My plane to Nauru is ahead of schedule even though Nauru airlines in recent years have been known as not the most reliable carrier in the world. Mohammed – the only taxi driver in the whole of Nauru – takes me on a tour around the island. I try to find a cheaper hotel than the 125 AUD Menen hotel I have already booked. We fail. We find no availability elsewhere.
Mohammed fled Mogadishu, Somalia. By boat he came to Australia and was sent straight to Nauru. Almost a year he has been locked up in the Detention Centre. Now he has been granted permission to stay permanently by Australia. But unless he takes the free flight and the 13.000 USD and returns to Somalia he can never leave Nauru. Not even to mainland Australia.
“Bring some rocks and a stick if you are walking into town” one of the refugees working in the hotel tells me. Menen hotel is situated about 30 minutes’ walk out of Yaren town. There are wild dogs on the island. And on top of that locals who do not like foreigners apparently also train their domesticated dogs to attack. Sweet place.
I want to rent a small motorbike to get around. Gul a nice Afghan refugee working in the reception tells me that no one hires out MCs anywhere on the island. “But you can just borrow mine”, he adds. The next day it unfortunately has a flat tire. “No problem” Gul says “I will get a bike from my friend”. He takes me to the bakery where 7-8 really young and gentle afghan boys all around 19 years old work baking huge quantities of bread. They speak Hazaragi (a dialect of Persian) but they fortunately understand the few greetings I throw at them in Farsi. I show them a few photos on my iPhone of me and my girlfriend and our young children visiting Mazar-e-Sharif in Afghanistan in 2014. After that Ali Riza – the owner of the small motorbike – brings me the keys and a helmet. He insists that I should not pay for it.
The next two days I roam around the island on my little MC. The road around the island is only 18 km long. I also drive “Topside” as the middle of the island is known and there I see a few of the phosphate mines.
After having saved AUD 7.950 by only applying for a tourist visa I still decide to try and play undercover journalist for a couple of days. On my tiny motorbike I drive inland to Camp 1 of the detention Center. In front of the gate a big Aussie has no time for chit chat. I try to ask him how many refugees are inside the camp. “I am gonna have to ask you to leave now” he almost shouts at me. So besides peeking at a fence with some barbed wire and a few barracks I don’t get to see much.
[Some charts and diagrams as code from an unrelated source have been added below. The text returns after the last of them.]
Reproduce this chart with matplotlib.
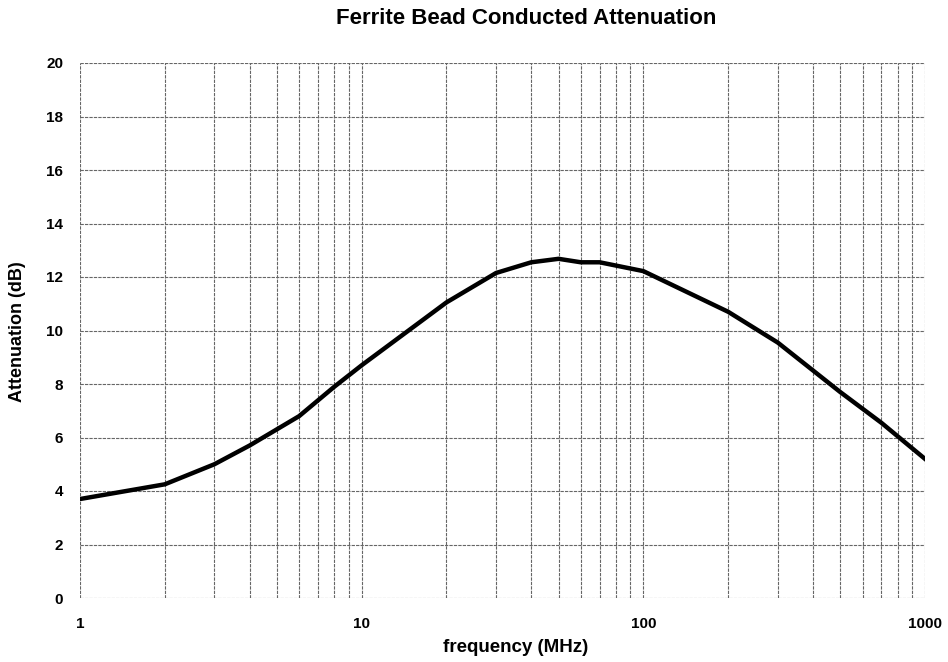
import matplotlib
matplotlib.use("Agg")
import matplotlib.pyplot as plt
from matplotlib.ticker import FixedLocator, NullFormatter

freq_mhz = [1, 2, 3, 4, 6, 8, 10, 20, 30, 40, 50, 60, 70, 100, 200, 300, 500, 700, 1000]
atten_db = [3.7, 4.25, 5.0, 5.7, 6.8, 7.9, 8.7, 11.05, 12.15, 12.55, 12.68, 12.55, 12.55, 12.22, 10.7, 9.55, 7.7, 6.55, 5.2]
x_ticks = [1, 10, 100, 1000]
x_tick_labels = ["1", "10", "100", "1000"]
y_ticks = list(range(0, 21, 2))

plt.rcParams['font.family'] = ['Liberation Sans', 'DejaVu Sans']

fig = plt.figure(figsize=(9.48, 6.62), dpi=100)
ax = fig.add_axes([80/948, 64/662, 845/948, 535/662])

ax.plot(freq_mhz, atten_db, color='black', lw=3.2, solid_joinstyle='round', zorder=3)
ax.set_xscale('log')
ax.set_xlim(1, 1000)
ax.set_ylim(0, 20)
ax.xaxis.set_major_locator(FixedLocator(x_ticks))
ax.set_xticklabels(x_tick_labels)
minors = [m * d for d in (1, 10, 100) for m in range(2, 10)]
ax.xaxis.set_minor_locator(FixedLocator(minors))
ax.xaxis.set_minor_formatter(NullFormatter())
ax.set_yticks(y_ticks)
ax.grid(True, which='both', color='#666666', lw=0.8, ls=(0, (3, 1)))
ax.tick_params(which='both', length=0, labelsize=11, pad=14)
for lab in ax.get_xticklabels() + ax.get_yticklabels():
    lab.set_fontweight('bold')
ax.tick_params(axis='y', pad=12)
for s in ax.spines.values():
    s.set_visible(False)

fig.text(526/948, 1 - 18/662, "Ferrite Bead Conducted Attenuation", ha='center', va='center',
         fontsize=16, fontweight='bold')
fig.text(516/948, 1 - 648/662, "frequency (MHz)", ha='center', va='center',
         fontsize=13.5, fontweight='bold')
fig.text(18/948, 1 - 332/662, "Attenuation (dB)", ha='center', va='center', rotation=90,
         fontsize=13, fontweight='bold')

fig.savefig("out.png", dpi=100)
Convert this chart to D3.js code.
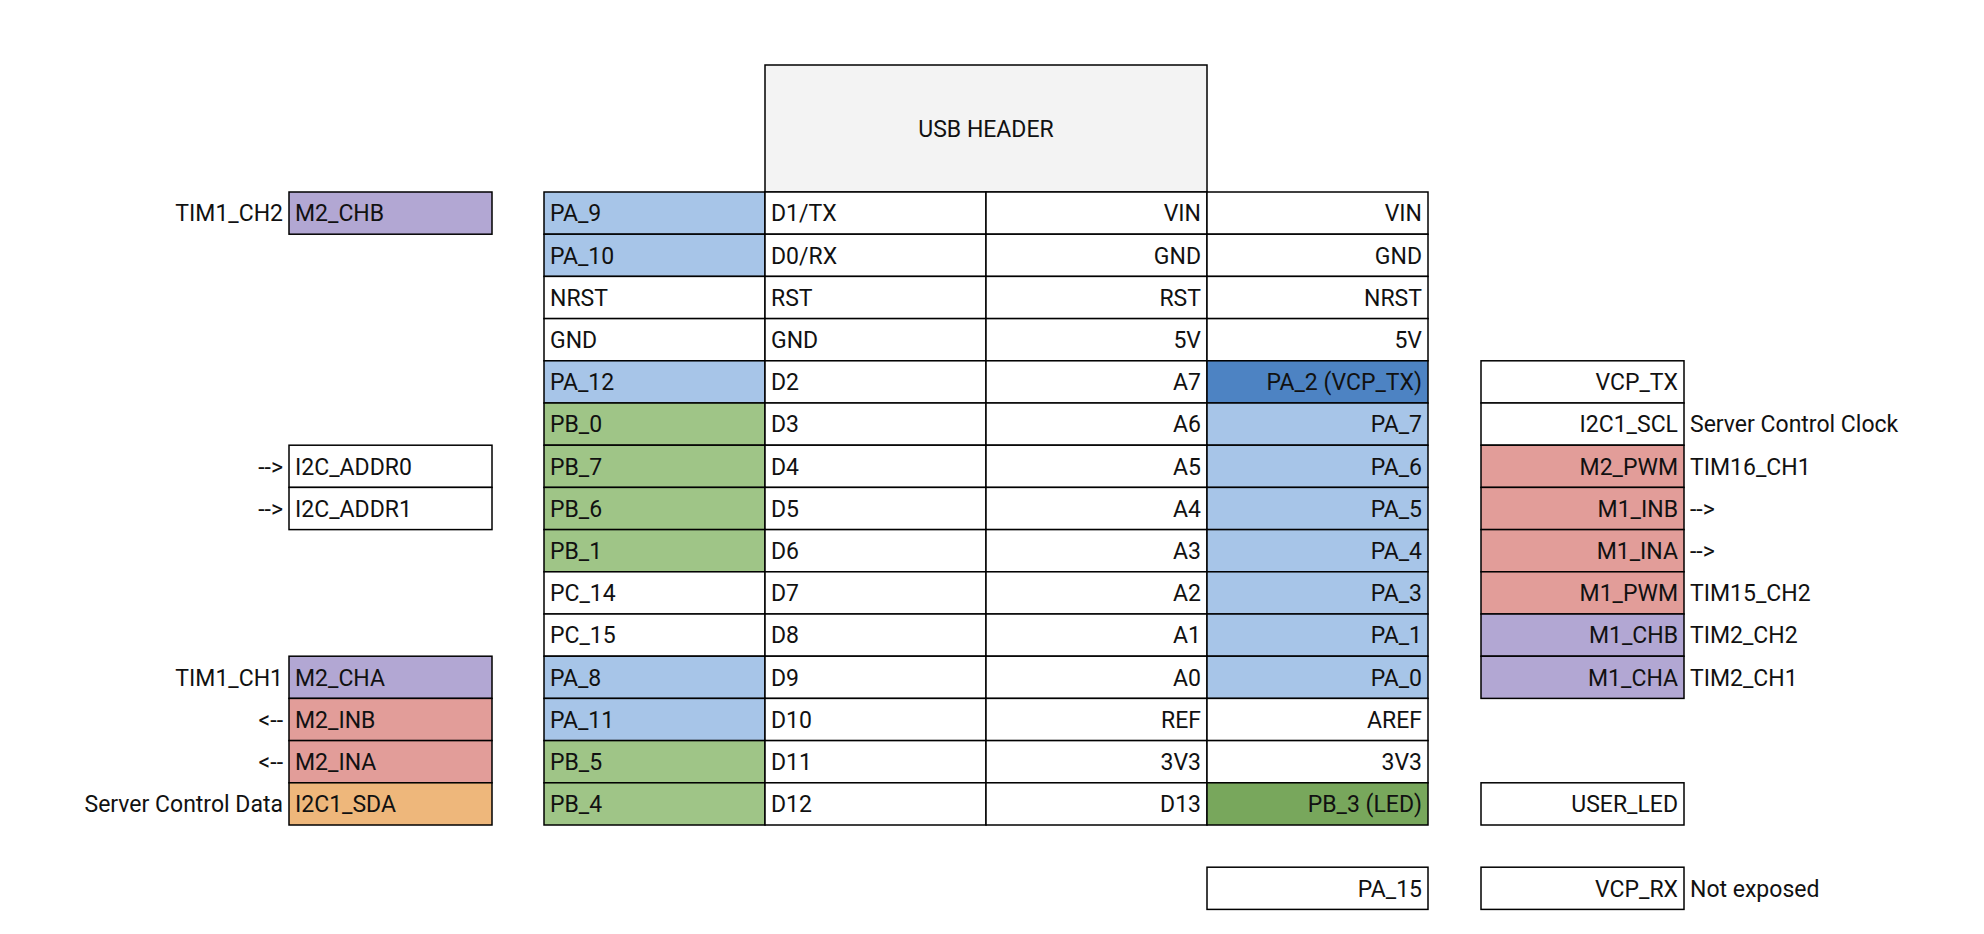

Fortunately, it is not forbidden to talk to the refugees that have had their applications granted and are now official Australian refugees and are living and working outside the Detention Center. I meet “Hassan” a secret place on the island. “Hassan” is not his real name. Most refugees hint at what is happening at the detention center but none of them want to put their name to it. “Hassan” doesn’t care. “The World should know what is happening” he says “the world should now that people in that detention center are tortured. Some are raped. Many are beaten. It is like a prison up there”
While I do doubt that the government of Nauru will ever stumble upon my website or my facebook-page (provided that they can follow Facebook when they have blocked it in their whole country) I still choose to alter “Hassans” name.
Apart from playing undercover journalist I – by pure luck – happen to be in Nauru on their independence day. On my small MC I roam around. I watch the flag raising ceremony and the policemen and firefighters and women with flowers in their hair as they march in front of the parliament. I watch the fishing boats that have been out since 4am as they come back ashore with their catch of the day to see who wins the competition of catching the largest tuna and the largest marlin. In the afternoon I head to the “Tigers Oval” to see “The Traditional Games Festival”.
It starts with a strange game where the one team sort of “serves” a heavy ball about the size of a brown coconut. The other team has to catch it. That is about as much as I understand of the rules. Even the Nauru spectators sitting beside me have no idea of the rules. They are just here to see the main event – the wrestling.
Next competition is the Tug-o-war. The Yaren team from the capitol city surprisingly beats the mining women. The mining men on the other hand are about twice the size of the Yaren city boys and win almost without a fight.
When the wrestling finally is on cars are parked all the way around the huge perimeter of the “Tigers Oval”. In and on the cars spectators are waiting impatiently. When the (I believe) biggest sports star of the nation “Bronco” a world class 62-69 kg weightlifter – who apparently also knows how to wrestle – enters the stage the crow goes wild. In a cacophony of honking horns many a wrestling game is decided. Bronco narrowly loses the final to the dissatisfaction of the crowd.
When I return Ali Rizas motorbike I of course do so with a full tank. In the secret “glove department” beneath the seat I put 20 AUD pr day I have had the bike. The same rate as I paid for renting a MC in the Marshall Islands a few days earlier. I know Ali Riza would never accept that I pay him in person.
Before I came to the Pacific region I had written the Menen hotel. To my great amusement the reply came from someone signing himself “Hansolo B”. It made it my mission find whatever gentleman was hiding behind such an ingenious name. And find out if this is a normal name in Nauru. Hansolo turns out to be of Nauru origin and works the reception at the Menen Hotel. And as it turns out: Hansolos father just liked Star Wars. And in the event any female readers are considering coming to Nauru to court this fine young gentleman then I am sorry to inform you ladies that Hansolo B unfortunately only likes men (Breaking News!). Hehe. That’s all for now folks.